Les êtres ne sont qu’hommes, soldats pour toujours : jeunes appelés en uniforme ou vétérans portant encore quelques frusques militaires. Le paysage ne s’élève jamais au-delà de la guerre : il n’est que champs de bataille, champs de tir, champs de ruines. L’enchevêtrement des revendications sur le Karabagh semble avoir épuisé l’espace : rien n’a repoussé et la vie civile, agricole ou industrielle, en est absente. La terre est pauvre, hostile même : hauts plateaux et plaines enneigés et incultes cristallisent l’image de « conflit gelé ».

Chants et rondes forment un aller-retour permanent, une succession de schèmes qui rappellent les écholalies de l’autisme. Les voix comme les images s’avancent un peu plus loin dans l’exploration de la solitude. Un pas de côté est fait. L’enjeu n’est pas de commenter l’histoire, de s’épuiser à décrire l’immense complexité de l’identité du peuple arménien, mais de donner à ce présent inextricable un corps, une voix et une figure, de lui insuffler un regard intérieur, de former un pli fait de nombreux plis.
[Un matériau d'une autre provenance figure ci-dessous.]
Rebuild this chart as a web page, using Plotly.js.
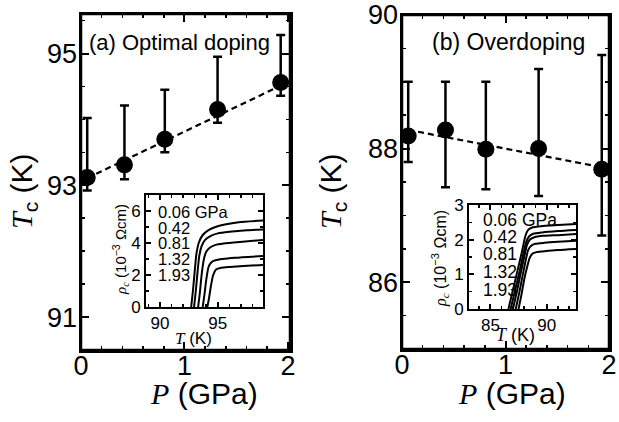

Une lettre envoyée aux éternités perdues.

Les Éternels expose les ambiguïtés du nationalisme karabaghtsi. D’une part, la possession de la terre est montrée comme inachevée. L’absence de reconnaissance internationale soumet le pays à une attente infinie. D’autre part, en invoquant la mémoire du génocide arménien, le film légitime les partisans de la cause arménienne, pour qui la répétition de l’extermination est toujours possible. La guerre du Karabagh n’est pas vaine. Ne pas pouvoir mourir, c’est déjà être en vie.